SAN FRANCISCO (AP) — California Gov. Jerry Brown said Friday that the state plans to launch its "own damn satellite" into orbit to battle climate change.

The man the late Chicago columnist Mike Royko famously dubbed "Gov. Moonbeam" made the announcement at the conclusion of a two-day climate summit he organized in San Francisco.

Brown said state officials will work with the San Francisco-based company Planet Labs to develop a satellite to track climate-change causing pollutants. Brown said the earth-imaging company has launched 150 satellites.

"With science still under attack and the climate threat growing, we're launching our own damn satellite," he said.

The Democrat, who is leaving office at the end of the year, didn't announce a launch date or divulge a cost estimate.

Brown's office said government scientists and staff will work on the project, but that no state money will be spent directly developing the satellite. Private donations are being made by San Francisco investment banker Richard Lawrence and his wife Dee Lawrence along with the Jeremy and Hannelore Grantham Environmental Trust.

Brown foreshadowed the announcement in a December 2016 speech to the American Geophysical Union in San Francisco a month after Trump's election. The then-president elect had threatened to scrap NASA's climate change funding.

"If Trump turns off the satellites, California will launch its own damn satellite," Brown said at the time to cheers and applause from the geophysicists. "We're going to collect that data."

He also reminded them that he had floated a similar proposal during his first term as governor in the 1970s. The Chicago Sun-Times columnist gave Brown the Moonbeam moniker in 1976. Royko said that Brown appeared to be attracting "the moonbeam vote."

The name stuck for decades, even after Royko, who died in 1997, apologized and tried to retract it. Brown used to dislike the name but more recently has embraced it.

Before Brown's announcement, two prominent Democrats and a Republican mayor criticized Trump for his decision to withdraw the United States from the landmark Paris climate accord.

"While Donald Trump may have pulled out of the climate agreement, the American people have not," former Secretary of State John Kerry said opening the second day of the Global Climate Action Summit.

Kerry, also a Democrat, called Trump's decision "the single greatest act of irresponsibility of any president of the United States at any time."

Trump announced in June 2017 the United States' intention to pull out of the international agreement, which Kerry signed while serving as President Barack Obama's secretary of state.
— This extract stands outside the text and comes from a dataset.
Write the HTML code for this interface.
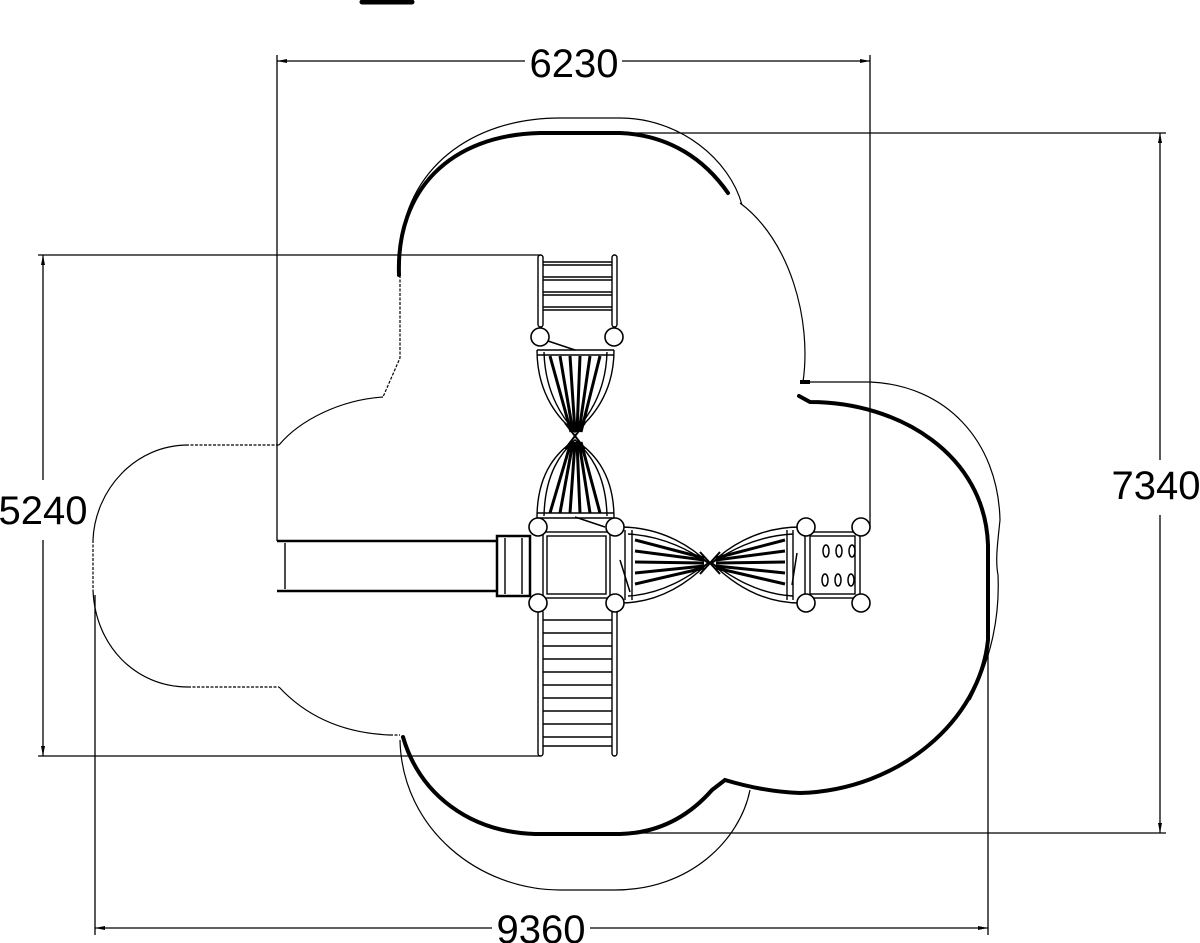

The 195 countries that signed the treaty agreed to commit resources to combatting climate change.

Trump said the agreement was unfair to the United States and would hurt the economy.

Kerry's criticism of Trump came a day after the president blasted Kerry on Twitter for meeting with high-level members of the Iranian government.
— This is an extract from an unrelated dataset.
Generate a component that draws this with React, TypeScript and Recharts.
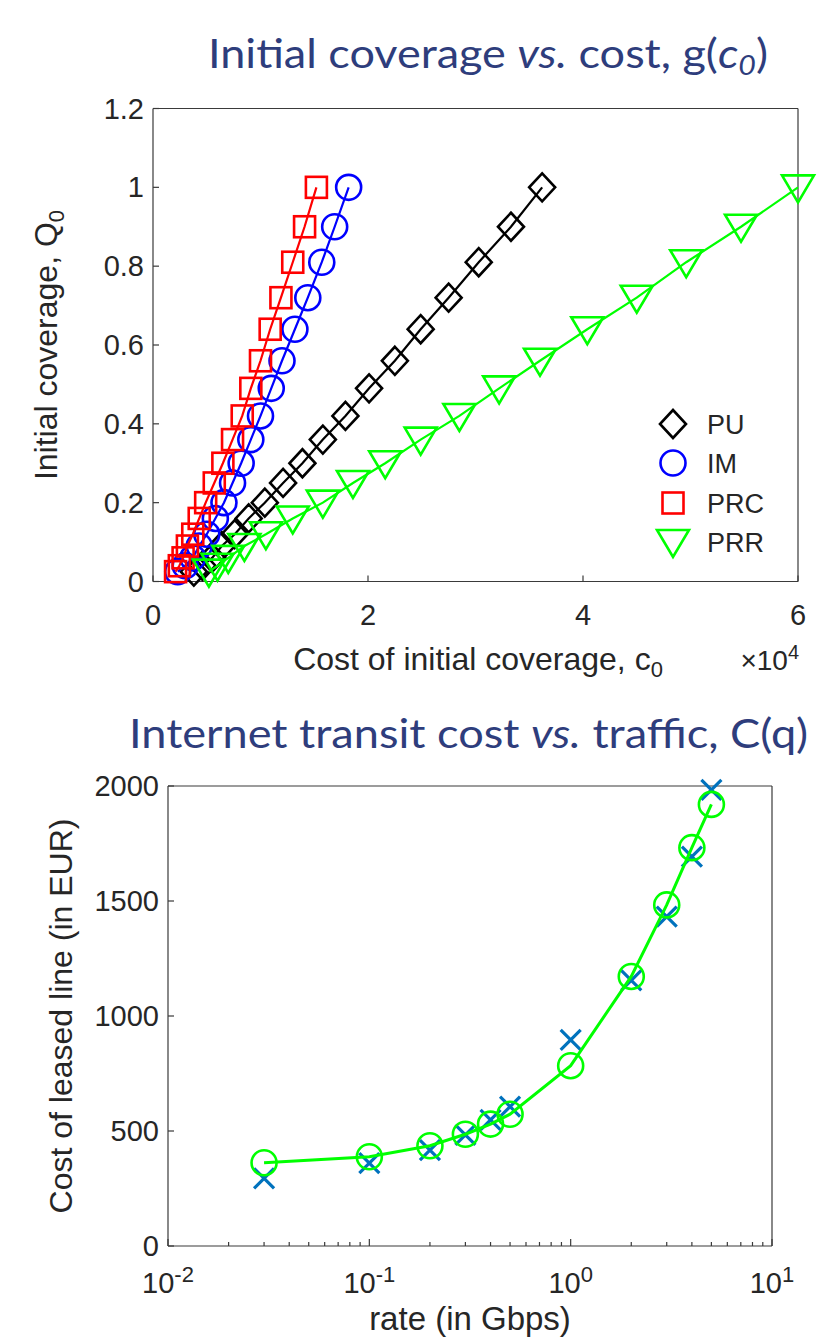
import React from 'react'
import { ScatterChart, Scatter, XAxis, YAxis } from 'recharts'

// initial coverage Q0 (shared by the four strategies) and cost c0 of each
const coverage = [1, 0.9, 0.81, 0.72, 0.64, 0.56, 0.49, 0.42, 0.36, 0.3, 0.25, 0.2, 0.16, 0.12, 0.09, 0.06, 0.04, 0.025]
const costPU = [36200, 33300, 30300, 27500, 24900, 22500, 20100, 17900, 15800, 13900, 12100, 10400, 8900, 7600, 6400, 5500, 4600, 3800]
const costIM = [18200, 16900, 15700, 14400, 13200, 12000, 11000, 10000, 9100, 8200, 7400, 6600, 5800, 5000, 4300, 3700, 3000, 2300]
const costPRC = [15200, 14100, 13000, 11900, 10900, 10000, 9100, 8300, 7400, 6500, 5700, 4900, 4300, 3700, 3200, 2800, 2450, 2100]
const costPRR = [60000, 54700, 49600, 45000, 40400, 36000, 32200, 28500, 24900, 21600, 18600, 15800, 13000, 10500, 8500, 7000, 6000, 5200]
const costTicks = [0, 20000, 40000, 60000]
const coverageTicks = [0, 0.2, 0.4, 0.6, 0.8, 1, 1.2]
const strategies = ['PU', 'IM', 'PRC', 'PRR']

// leased line cost vs rate
const rateGbps = [0.03, 0.1, 0.2, 0.3, 0.4, 0.5, 1, 2, 3, 4, 5]
const leasedEUR = [294, 360, 417, 483, 548, 606, 896, 1155, 1432, 1693, 1983]
const fittedEUR = [362, 388, 436, 486, 530, 573, 784, 1172, 1483, 1732, 1920]
const rateTicks = [0.01, 0.1, 1, 10]
const rateMinorTicks = [0.02, 0.03, 0.04, 0.05, 0.06, 0.07, 0.08, 0.09, 0.2, 0.3, 0.4, 0.5, 0.6, 0.7, 0.8, 0.9, 2, 3, 4, 5, 6, 7, 8, 9]
const eurTicks = [0, 500, 1000, 1500, 2000]

const FONT = '"Liberation Sans", Arial, Helvetica, sans-serif'
const TITLE_FONT = 'Lato, "Open Sans", sans-serif'
const TITLE = '#2e3d7c'
const AXIS = '#3a3a3a'
const INK = '#262626'
const GREEN = '#00ff00'
const MATLAB_BLUE = '#0072bd'

const pts = (xs: number[], ys: number[]) => xs.map((x, i) => ({ x, y: ys[i] }))

const Diamond = ({ cx, cy }: any) => (
  <path d={`M${cx},${cy - 14}L${cx + 13},${cy}L${cx},${cy + 14}L${cx - 13},${cy}Z`} fill="none" stroke="#000" strokeWidth={2.6} />
)
const Ring = ({ cx, cy, color }: any) => (
  <circle cx={cx} cy={cy} r={12.5} fill="none" stroke={color} strokeWidth={2.6} />
)
const Square = ({ cx, cy }: any) => (
  <rect x={cx - 10.5} y={cy - 10.5} width={21} height={21} fill="none" stroke="#ff0000" strokeWidth={2.6} />
)
const TriDown = ({ cx, cy }: any) => (
  <path d={`M${cx - 16},${cy - 12}L${cx + 16},${cy - 12}L${cx},${cy + 15}Z`} fill="none" stroke={GREEN} strokeWidth={2.6} />
)
const Cross = ({ cx, cy }: any) => (
  <path d={`M${cx - 10},${cy - 10}L${cx + 10},${cy + 10}M${cx + 10},${cy - 10}L${cx - 10},${cy + 10}`} stroke={MATLAB_BLUE} strokeWidth={3.2} />
)

const fmtQ = (v: number) => (v === 0 ? '0' : v === 1 ? '1' : String(v))

// ticks point inwards like matlab's box
const CostTick = ({ x, y, payload }: any) => (
  <g>
    <line x1={x} x2={x} y1={y} y2={y - 6} stroke={AXIS} strokeWidth={1.2} />
    <text x={x} y={y + 43} textAnchor="middle" fontSize={29} fontFamily={FONT} fill={INK}>
      {payload.value / 10000}
    </text>
  </g>
)
const TopTick = ({ x, y, payload, len }: any) => {
  const l = len ?? (rateTicks.includes(payload.value) ? 7 : 4)
  return <line x1={x} x2={x} y1={y} y2={y + l} stroke={AXIS} strokeWidth={1.2} />
}
const LeftTick = ({ x, y, payload, fmt }: any) => (
  <g>
    <line x1={x} x2={x + 6} y1={y} y2={y} stroke={AXIS} strokeWidth={1.2} />
    <text x={x - 9} y={y + 10} textAnchor="end" fontSize={29} fontFamily={FONT} fill={INK}>
      {fmt(payload.value)}
    </text>
  </g>
)
const RightTick = ({ x, y }: any) => <line x1={x} x2={x - 6} y1={y} y2={y} stroke={AXIS} strokeWidth={1.2} />

const RateTick = ({ x, y, payload }: any) => {
  const major = rateTicks.includes(payload.value)
  return (
    <g>
      <line x1={x} x2={x} y1={y} y2={y - (major ? 7 : 4)} stroke={AXIS} strokeWidth={1.2} />
      {major && (
        <text x={x} y={y + 47} textAnchor="middle" fontSize={29} fontFamily={FONT} fill={INK}>
          <tspan>10</tspan>
          <tspan dy={-11} fontSize={22}>{Math.round(Math.log10(payload.value))}</tspan>
        </text>
      )}
    </g>
  )
}

const legendRows = [424, 463, 503, 542]
const legendMarks = [
  (cx: number, cy: number) => <Diamond cx={cx} cy={cy} />,
  (cx: number, cy: number) => <Ring cx={cx} cy={cy} color="#0000ff" />,
  (cx: number, cy: number) => <Square cx={cx} cy={cy} />,
  (cx: number, cy: number) => <TriDown cx={cx} cy={cy} />,
]

function CoverageChart() {
  return (
    <ScatterChart width={817} height={640} margin={{ top: 107.5, right: 18, bottom: 57.5, left: 152 }}>
      <XAxis type="number" dataKey="x" domain={[0, 60000]} ticks={costTicks} interval={0} height={1}
        tickSize={0} tickMargin={0} tickLine={false} axisLine={{ stroke: AXIS, strokeWidth: 1.2 }} tick={(p: any) => <CostTick {...p} />} />
      <XAxis xAxisId="top" orientation="top" type="number" domain={[0, 60000]} ticks={costTicks} interval={0} height={1}
        tickSize={0} tickMargin={0} tickLine={false} axisLine={{ stroke: AXIS, strokeWidth: 1.2 }} tick={(p: any) => <TopTick {...p} len={6} />} />
      <YAxis type="number" dataKey="y" domain={[0, 1.2]} ticks={coverageTicks} interval={0} width={1}
        tickSize={0} tickMargin={0} tickLine={false} axisLine={{ stroke: AXIS, strokeWidth: 1.2 }} tick={(p: any) => <LeftTick {...p} fmt={fmtQ} />} />
      <YAxis yAxisId="right" orientation="right" type="number" domain={[0, 1.2]} ticks={coverageTicks} interval={0} width={1}
        tickSize={0} tickMargin={0} tickLine={false} axisLine={{ stroke: AXIS, strokeWidth: 1.2 }} tick={(p: any) => <RightTick {...p} />} />
      <Scatter name="PU" data={pts(costPU, coverage)} line={{ stroke: '#000', strokeWidth: 2.2 }} lineType="joint"
        shape={(p: any) => <Diamond cx={p.cx} cy={p.cy} />} isAnimationActive={false} />
      <Scatter name="IM" data={pts(costIM, coverage)} line={{ stroke: '#0000ff', strokeWidth: 2.2 }} lineType="joint"
        shape={(p: any) => <Ring cx={p.cx} cy={p.cy} color="#0000ff" />} isAnimationActive={false} />
      <Scatter name="PRC" data={pts(costPRC, coverage)} line={{ stroke: '#ff0000', strokeWidth: 2.2 }} lineType="joint"
        shape={(p: any) => <Square cx={p.cx} cy={p.cy} />} isAnimationActive={false} />
      <Scatter name="PRR" data={pts(costPRR, coverage)} line={{ stroke: GREEN, strokeWidth: 2.2 }} lineType="joint"
        shape={(p: any) => <TriDown cx={p.cx} cy={p.cy} />} isAnimationActive={false} />
    </ScatterChart>
  )
}

function TransitChart() {
  return (
    <ScatterChart width={817} height={638} margin={{ top: 85, right: 44, bottom: 91, left: 167 }}>
      <XAxis type="number" dataKey="x" scale="log" domain={[0.01, 10]} allowDataOverflow ticks={[...rateTicks, ...rateMinorTicks]}
        interval={0} height={1} tickSize={0} tickMargin={0} tickLine={false} axisLine={{ stroke: AXIS, strokeWidth: 1.2 }}
        tick={(p: any) => <RateTick {...p} />} />
      <XAxis xAxisId="top" orientation="top" type="number" scale="log" domain={[0.01, 10]} allowDataOverflow
        ticks={[...rateTicks, ...rateMinorTicks]} interval={0} height={1} tickSize={0} tickMargin={0} tickLine={false}
        axisLine={{ stroke: AXIS, strokeWidth: 1.2 }} tick={(p: any) => <TopTick {...p} />} />
      <YAxis type="number" dataKey="y" domain={[0, 2000]} ticks={eurTicks} interval={0} width={1}
        tickSize={0} tickMargin={0} tickLine={false} axisLine={{ stroke: AXIS, strokeWidth: 1.2 }} tick={(p: any) => <LeftTick {...p} fmt={String} />} />
      <YAxis yAxisId="right" orientation="right" type="number" domain={[0, 2000]} ticks={eurTicks} interval={0} width={1}
        tickSize={0} tickMargin={0} tickLine={false} axisLine={{ stroke: AXIS, strokeWidth: 1.2 }} tick={(p: any) => <RightTick {...p} />} />
      <Scatter name="leased" data={pts(rateGbps, leasedEUR)} shape={(p: any) => <Cross cx={p.cx} cy={p.cy} />} isAnimationActive={false} />
      <Scatter name="fit" data={pts(rateGbps, fittedEUR)} line={{ stroke: GREEN, strokeWidth: 3 }} lineType="joint"
        shape={(p: any) => <Ring cx={p.cx} cy={p.cy} color={GREEN} />} isAnimationActive={false} />
    </ScatterChart>
  )
}

function Texts() {
  return (
    <svg width={817} height={1338} style={{ position: 'absolute', left: 0, top: 0, pointerEvents: 'none' }}>
      <text x={208} y={68} textLength={560} lengthAdjust="spacingAndGlyphs" fontSize={40} fontFamily={TITLE_FONT} fill={TITLE}>
        Initial coverage <tspan fontStyle="italic">vs.</tspan> cost, g(<tspan fontStyle="italic">c</tspan>
        <tspan fontStyle="italic" fontSize={27} dy={7}>0</tspan><tspan dy={-7}>)</tspan>
      </text>
      <text x={129} y={748} textLength={679} lengthAdjust="spacingAndGlyphs" fontSize={40} fontFamily={TITLE_FONT} fill={TITLE}>
        Internet transit cost <tspan fontStyle="italic">vs.</tspan> traffic, C(q)
      </text>

      <text x={478} y={670} textAnchor="middle" fontSize={32} fontFamily={FONT} fill={INK}>
        Cost of initial coverage, c<tspan fontSize={22} dy={7}>0</tspan>
      </text>
      <text x={799} y={670} textAnchor="end" fontSize={28} fontFamily={FONT} fill={INK}>
        ×10<tspan fontSize={20} dy={-11}>4</tspan>
      </text>
      <text x={57} y={345} transform="rotate(-90 57 345)" textAnchor="middle" fontSize={32} fontFamily={FONT} fill={INK}>
        Initial coverage, Q<tspan fontSize={22} dy={7}>0</tspan>
      </text>

      {strategies.map((s, i) => (
        <g key={s}>
          {legendMarks[i](673, legendRows[i])}
          <text x={707} y={legendRows[i] + 10} fontSize={27} fontFamily={FONT} fill={INK}>{s}</text>
        </g>
      ))}

      <text x={470} y={1330} textAnchor="middle" fontSize={33} fontFamily={FONT} fill={INK}>rate (in Gbps)</text>
      <text x={72} y={1016} transform="rotate(-90 72 1016)" textAnchor="middle" fontSize={32} fontFamily={FONT} fill={INK}>
        Cost of leased line (in EUR)
      </text>
    </svg>
  )
}

export default function App() {
  return (
    <div style={{ position: 'absolute', left: 0, top: 0, width: 817, height: 1338, background: '#fff', overflow: 'hidden' }}>
      <div style={{ position: 'absolute', left: 0, top: 0 }}>
        <CoverageChart />
      </div>
      <div style={{ position: 'absolute', left: 0, top: 700 }}>
        <TransitChart />
      </div>
      <Texts />
    </div>
  )
}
Former Vice President Al Gore followed Kerry to the stage and got a rousing ovation when he said a new president can rejoin the Paris Agreement.

Gore, a Democrat, also criticized Trump's recent denial that 3,000 people died in Puerto Rico in 2017 because of Hurricane Maria.
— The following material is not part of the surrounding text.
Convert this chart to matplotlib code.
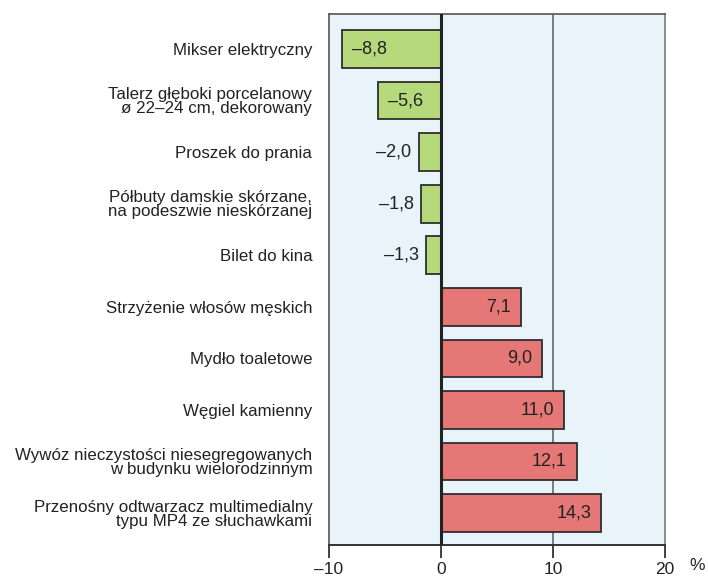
import matplotlib.pyplot as plt
from matplotlib.transforms import offset_copy

plt.rcParams['font.family'] = ['Liberation Sans', 'DejaVu Sans']

categories = [
    "Mikser elektryczny",
    "Talerz głęboki porcelanowy\nø 22–24 cm, dekorowany",
    "Proszek do prania",
    "Półbuty damskie skórzane,\nna podeszwie nieskórzanej",
    "Bilet do kina",
    "Strzyżenie włosów męskich",
    "Mydło toaletowe",
    "Węgiel kamienny",
    "Wywóz nieczystości niesegregowanych\nw budynku wielorodzinnym",
    "Przenośny odtwarzacz multimedialny\ntypu MP4 ze słuchawkami",
]
values = [-8.8, -5.6, -2.0, -1.8, -1.3, 7.1, 9.0, 11.0, 12.1, 14.3]
xticks = [-10, 0, 10, 20]
xtick_labels = ["–10", "0", "10", "20"]

green = "#b6d97c"
red = "#e57776"
edge = "#2e2e2e"

fig = plt.figure(figsize=(7.08, 5.77), dpi=100)
ax = fig.add_axes([0.4647, 0.0555, 0.4746, 0.9202])
ax.set_facecolor("#e8f3fa")

ypos = list(range(len(values)))
colors = [green if v < 0 else red for v in values]
ax.barh(ypos, values, height=0.73, color=colors, edgecolor=edge, linewidth=1.3, zorder=3)

ax.set_xlim(-10, 20)
ax.set_ylim(9.62, -0.68)

ax.axvline(0, color="#222222", linewidth=2.2, zorder=4)
ax.axvline(10, color="#7a7a7a", linewidth=1.4, zorder=1)

for s in ["top", "left", "right"]:
    ax.spines[s].set_color("#555555")
    ax.spines[s].set_linewidth(1.2)
ax.spines["right"].set_color("#7a7a7a")
ax.spines["bottom"].set_color("#333333")
ax.spines["bottom"].set_linewidth(1.4)

ax.set_xticks(xticks)
ax.set_xticklabels(xtick_labels, fontsize=12.5, color="#222222")
ax.tick_params(axis="x", direction="out", length=9, width=1.3, color="#333333", pad=3)
ax.set_yticks(ypos)
ax.set_yticklabels(categories, fontsize=12.2, color="#222222", linespacing=0.92)
ax.tick_params(axis="y", length=0, pad=12)

pct_tr = offset_copy(ax.transAxes, fig=fig, x=32, y=-13, units="dots")
ax.text(1.0, 0.0, "%", transform=pct_tr, fontsize=12.5, color="#222222",
        ha="center", va="top")

for y, v in zip(ypos, values):
    label = f"{abs(v):.1f}".replace(".", ",")
    if v < 0:
        label = "–" + label
        if v < -4:
            tr = offset_copy(ax.transData, fig=fig, x=10, y=0, units="dots")
            ax.text(v, y, label, transform=tr, ha="left", va="center", fontsize=13,
                    color="#222222", zorder=5)
        else:
            tr = offset_copy(ax.transData, fig=fig, x=-7, y=0, units="dots")
            ax.text(v, y, label, transform=tr, ha="right", va="center", fontsize=13,
                    color="#222222", zorder=5)
    else:
        tr = offset_copy(ax.transData, fig=fig, x=-10, y=0, units="dots")
        ax.text(v, y, label, transform=tr, ha="right", va="center", fontsize=13,
                color="#222222", zorder=5)

fig.savefig("out.png", dpi=100)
Gore said it's difficult to deny that climate change is causing more severe weather but that "It's a little harder to deny the 3,000 deaths from the hurricane in Puerto Rico."

James Brainard, Republican mayor of Carmel, Indiana, listed a number of Republican presidents and their environmental accomplishments, including President Nixon's creation of the Environmental Protection Agency. He said he was disappointed Trump pulled out of the Paris Agreement.

"The president likes to talk about what a great country we are," Brainard said. "Great countries honor their international agreements. Great countries show leadership to the rest of the world on critical issues. Great countries listen to their scientists and great countries strive to leave the world better than they found it."